## Job
Copy the data below exactly, omitting any picture it contains.

## Supplied information

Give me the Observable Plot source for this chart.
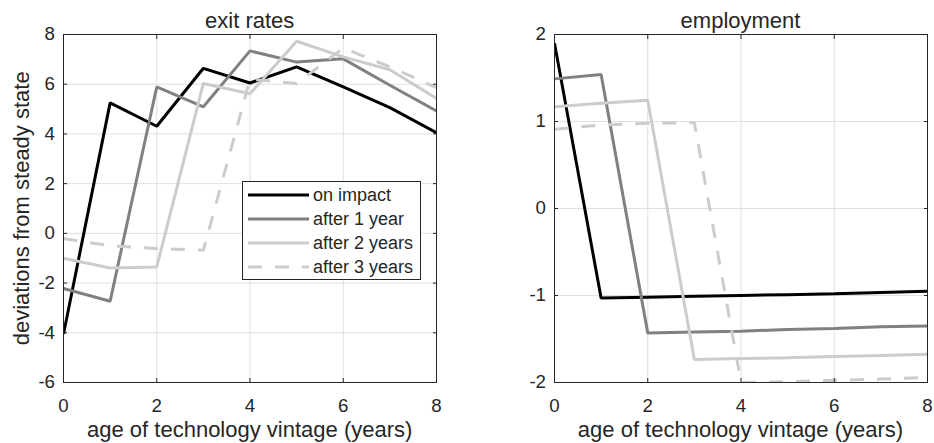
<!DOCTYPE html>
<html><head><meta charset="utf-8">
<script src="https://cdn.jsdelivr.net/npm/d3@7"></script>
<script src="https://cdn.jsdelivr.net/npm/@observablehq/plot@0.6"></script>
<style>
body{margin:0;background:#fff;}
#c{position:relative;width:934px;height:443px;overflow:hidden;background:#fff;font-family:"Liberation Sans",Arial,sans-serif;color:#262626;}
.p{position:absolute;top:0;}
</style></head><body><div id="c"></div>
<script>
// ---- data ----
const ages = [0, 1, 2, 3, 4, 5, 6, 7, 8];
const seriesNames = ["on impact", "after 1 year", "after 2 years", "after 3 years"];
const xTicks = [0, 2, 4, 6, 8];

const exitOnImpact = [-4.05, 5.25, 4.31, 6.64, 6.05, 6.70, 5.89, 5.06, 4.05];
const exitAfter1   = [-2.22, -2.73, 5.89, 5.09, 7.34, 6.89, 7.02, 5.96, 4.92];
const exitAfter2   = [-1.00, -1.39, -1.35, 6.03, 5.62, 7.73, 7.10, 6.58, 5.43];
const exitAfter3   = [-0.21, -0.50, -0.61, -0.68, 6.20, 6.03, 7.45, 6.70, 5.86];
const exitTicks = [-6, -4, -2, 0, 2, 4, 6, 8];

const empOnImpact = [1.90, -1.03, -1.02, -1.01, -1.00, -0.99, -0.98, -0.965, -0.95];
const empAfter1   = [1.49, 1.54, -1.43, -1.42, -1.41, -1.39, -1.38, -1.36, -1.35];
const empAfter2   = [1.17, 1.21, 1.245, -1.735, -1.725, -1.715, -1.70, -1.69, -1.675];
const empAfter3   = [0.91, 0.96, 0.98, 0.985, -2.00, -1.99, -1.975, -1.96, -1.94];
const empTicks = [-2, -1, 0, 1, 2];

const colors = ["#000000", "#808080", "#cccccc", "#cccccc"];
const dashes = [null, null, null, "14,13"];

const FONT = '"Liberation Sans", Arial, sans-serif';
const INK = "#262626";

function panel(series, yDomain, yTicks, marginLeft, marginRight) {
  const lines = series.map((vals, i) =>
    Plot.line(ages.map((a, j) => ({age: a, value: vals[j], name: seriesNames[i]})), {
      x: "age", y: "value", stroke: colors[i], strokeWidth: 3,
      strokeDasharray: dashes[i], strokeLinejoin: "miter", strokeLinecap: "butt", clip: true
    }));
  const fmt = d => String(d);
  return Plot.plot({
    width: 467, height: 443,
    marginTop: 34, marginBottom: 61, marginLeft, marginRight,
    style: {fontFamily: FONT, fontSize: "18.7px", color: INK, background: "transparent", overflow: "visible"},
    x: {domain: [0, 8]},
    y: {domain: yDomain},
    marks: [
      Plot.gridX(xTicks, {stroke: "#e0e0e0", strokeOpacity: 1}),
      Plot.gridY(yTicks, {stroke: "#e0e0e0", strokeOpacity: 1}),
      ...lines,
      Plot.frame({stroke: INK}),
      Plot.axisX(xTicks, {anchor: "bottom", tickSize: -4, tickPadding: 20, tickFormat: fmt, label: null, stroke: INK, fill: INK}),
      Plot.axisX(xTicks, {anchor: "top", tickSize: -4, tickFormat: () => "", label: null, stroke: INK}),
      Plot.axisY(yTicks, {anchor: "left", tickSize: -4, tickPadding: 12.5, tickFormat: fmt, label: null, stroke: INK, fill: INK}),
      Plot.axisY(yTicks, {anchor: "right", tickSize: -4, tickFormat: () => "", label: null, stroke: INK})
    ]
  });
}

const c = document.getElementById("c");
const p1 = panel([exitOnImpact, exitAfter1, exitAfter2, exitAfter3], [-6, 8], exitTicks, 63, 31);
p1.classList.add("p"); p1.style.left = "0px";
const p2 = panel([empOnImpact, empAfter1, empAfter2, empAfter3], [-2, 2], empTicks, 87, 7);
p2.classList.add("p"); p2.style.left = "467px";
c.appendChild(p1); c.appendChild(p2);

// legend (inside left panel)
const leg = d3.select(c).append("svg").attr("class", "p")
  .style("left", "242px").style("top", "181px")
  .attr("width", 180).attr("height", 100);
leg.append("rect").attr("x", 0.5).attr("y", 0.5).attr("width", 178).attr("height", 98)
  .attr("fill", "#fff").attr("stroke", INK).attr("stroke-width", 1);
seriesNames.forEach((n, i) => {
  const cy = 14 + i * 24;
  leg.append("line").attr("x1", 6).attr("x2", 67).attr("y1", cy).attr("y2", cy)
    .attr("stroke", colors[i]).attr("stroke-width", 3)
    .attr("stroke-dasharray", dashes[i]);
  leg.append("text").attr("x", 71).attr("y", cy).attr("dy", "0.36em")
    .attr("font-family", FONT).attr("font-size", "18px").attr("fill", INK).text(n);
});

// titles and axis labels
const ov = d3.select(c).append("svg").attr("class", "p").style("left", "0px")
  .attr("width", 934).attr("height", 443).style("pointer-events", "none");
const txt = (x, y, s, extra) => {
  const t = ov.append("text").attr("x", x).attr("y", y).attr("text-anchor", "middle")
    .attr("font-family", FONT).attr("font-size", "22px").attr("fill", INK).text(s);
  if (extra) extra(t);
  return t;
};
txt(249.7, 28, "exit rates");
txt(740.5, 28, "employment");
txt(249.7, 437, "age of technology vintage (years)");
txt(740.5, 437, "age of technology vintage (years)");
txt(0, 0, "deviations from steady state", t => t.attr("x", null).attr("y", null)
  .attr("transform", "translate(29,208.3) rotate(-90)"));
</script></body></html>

## The solution
Give me the Observable Plot source for this chart.
<!DOCTYPE html>
<html><head><meta charset="utf-8">
<script src="https://cdn.jsdelivr.net/npm/d3@7"></script>
<script src="https://cdn.jsdelivr.net/npm/@observablehq/plot@0.6"></script>
<style>
body{margin:0;background:#fff;}
#c{position:relative;width:934px;height:443px;overflow:hidden;background:#fff;font-family:"Liberation Sans",Arial,sans-serif;color:#262626;}
.p{position:absolute;top:0;}
</style></head><body><div id="c"></div>
<script>
// ---- data ----
const ages = [0, 1, 2, 3, 4, 5, 6, 7, 8];
const seriesNames = ["on impact", "after 1 year", "after 2 years", "after 3 years"];
const xTicks = [0, 2, 4, 6, 8];

const exitOnImpact = [-4.05, 5.25, 4.31, 6.64, 6.05, 6.70, 5.89, 5.06, 4.05];
const exitAfter1   = [-2.22, -2.73, 5.89, 5.09, 7.34, 6.89, 7.02, 5.96, 4.92];
const exitAfter2   = [-1.00, -1.39, -1.35, 6.03, 5.62, 7.73, 7.10, 6.58, 5.43];
const exitAfter3   = [-0.21, -0.50, -0.61, -0.68, 6.20, 6.03, 7.45, 6.70, 5.86];
const exitTicks = [-6, -4, -2, 0, 2, 4, 6, 8];

const empOnImpact = [1.90, -1.03, -1.02, -1.01, -1.00, -0.99, -0.98, -0.965, -0.95];
const empAfter1   = [1.49, 1.54, -1.43, -1.42, -1.41, -1.39, -1.38, -1.36, -1.35];
const empAfter2   = [1.17, 1.21, 1.245, -1.735, -1.725, -1.715, -1.70, -1.69, -1.675];
const empAfter3   = [0.91, 0.96, 0.98, 0.985, -2.00, -1.99, -1.975, -1.96, -1.94];
const empTicks = [-2, -1, 0, 1, 2];

const colors = ["#000000", "#808080", "#cccccc", "#cccccc"];
const dashes = [null, null, null, "14,13"];

const FONT = '"Liberation Sans", Arial, sans-serif';
const INK = "#262626";

function panel(series, yDomain, yTicks, marginLeft, marginRight) {
  const lines = series.map((vals, i) =>
    Plot.line(ages.map((a, j) => ({age: a, value: vals[j], name: seriesNames[i]})), {
      x: "age", y: "value", stroke: colors[i], strokeWidth: 3,
      strokeDasharray: dashes[i], strokeLinejoin: "miter", strokeLinecap: "butt", clip: true
    }));
  const fmt = d => String(d);
  return Plot.plot({
    width: 467, height: 443,
    marginTop: 34, marginBottom: 61, marginLeft, marginRight,
    style: {fontFamily: FONT, fontSize: "18.7px", color: INK, background: "transparent", overflow: "visible"},
    x: {domain: [0, 8]},
    y: {domain: yDomain},
    marks: [
      Plot.gridX(xTicks, {stroke: "#e0e0e0", strokeOpacity: 1}),
      Plot.gridY(yTicks, {stroke: "#e0e0e0", strokeOpacity: 1}),
      ...lines,
      Plot.frame({stroke: INK}),
      Plot.axisX(xTicks, {anchor: "bottom", tickSize: -4, tickPadding: 20, tickFormat: fmt, label: null, stroke: INK, fill: INK}),
      Plot.axisX(xTicks, {anchor: "top", tickSize: -4, tickFormat: () => "", label: null, stroke: INK}),
      Plot.axisY(yTicks, {anchor: "left", tickSize: -4, tickPadding: 12.5, tickFormat: fmt, label: null, stroke: INK, fill: INK}),
      Plot.axisY(yTicks, {anchor: "right", tickSize: -4, tickFormat: () => "", label: null, stroke: INK})
    ]
  });
}

const c = document.getElementById("c");
const p1 = panel([exitOnImpact, exitAfter1, exitAfter2, exitAfter3], [-6, 8], exitTicks, 63, 31);
p1.classList.add("p"); p1.style.left = "0px";
const p2 = panel([empOnImpact, empAfter1, empAfter2, empAfter3], [-2, 2], empTicks, 87, 7);
p2.classList.add("p"); p2.style.left = "467px";
c.appendChild(p1); c.appendChild(p2);

// legend (inside left panel)
const leg = d3.select(c).append("svg").attr("class", "p")
  .style("left", "242px").style("top", "181px")
  .attr("width", 180).attr("height", 100);
leg.append("rect").attr("x", 0.5).attr("y", 0.5).attr("width", 178).attr("height", 98)
  .attr("fill", "#fff").attr("stroke", INK).attr("stroke-width", 1);
seriesNames.forEach((n, i) => {
  const cy = 14 + i * 24;
  leg.append("line").attr("x1", 6).attr("x2", 67).attr("y1", cy).attr("y2", cy)
    .attr("stroke", colors[i]).attr("stroke-width", 3)
    .attr("stroke-dasharray", dashes[i]);
  leg.append("text").attr("x", 71).attr("y", cy).attr("dy", "0.36em")
    .attr("font-family", FONT).attr("font-size", "18px").attr("fill", INK).text(n);
});

// titles and axis labels
const ov = d3.select(c).append("svg").attr("class", "p").style("left", "0px")
  .attr("width", 934).attr("height", 443).style("pointer-events", "none");
const txt = (x, y, s, extra) => {
  const t = ov.append("text").attr("x", x).attr("y", y).attr("text-anchor", "middle")
    .attr("font-family", FONT).attr("font-size", "22px").attr("fill", INK).text(s);
  if (extra) extra(t);
  return t;
};
txt(249.7, 28, "exit rates");
txt(740.5, 28, "employment");
txt(249.7, 437, "age of technology vintage (years)");
txt(740.5, 437, "age of technology vintage (years)");
txt(0, 0, "deviations from steady state", t => t.attr("x", null).attr("y", null)
  .attr("transform", "translate(29,208.3) rotate(-90)"));
</script></body></html>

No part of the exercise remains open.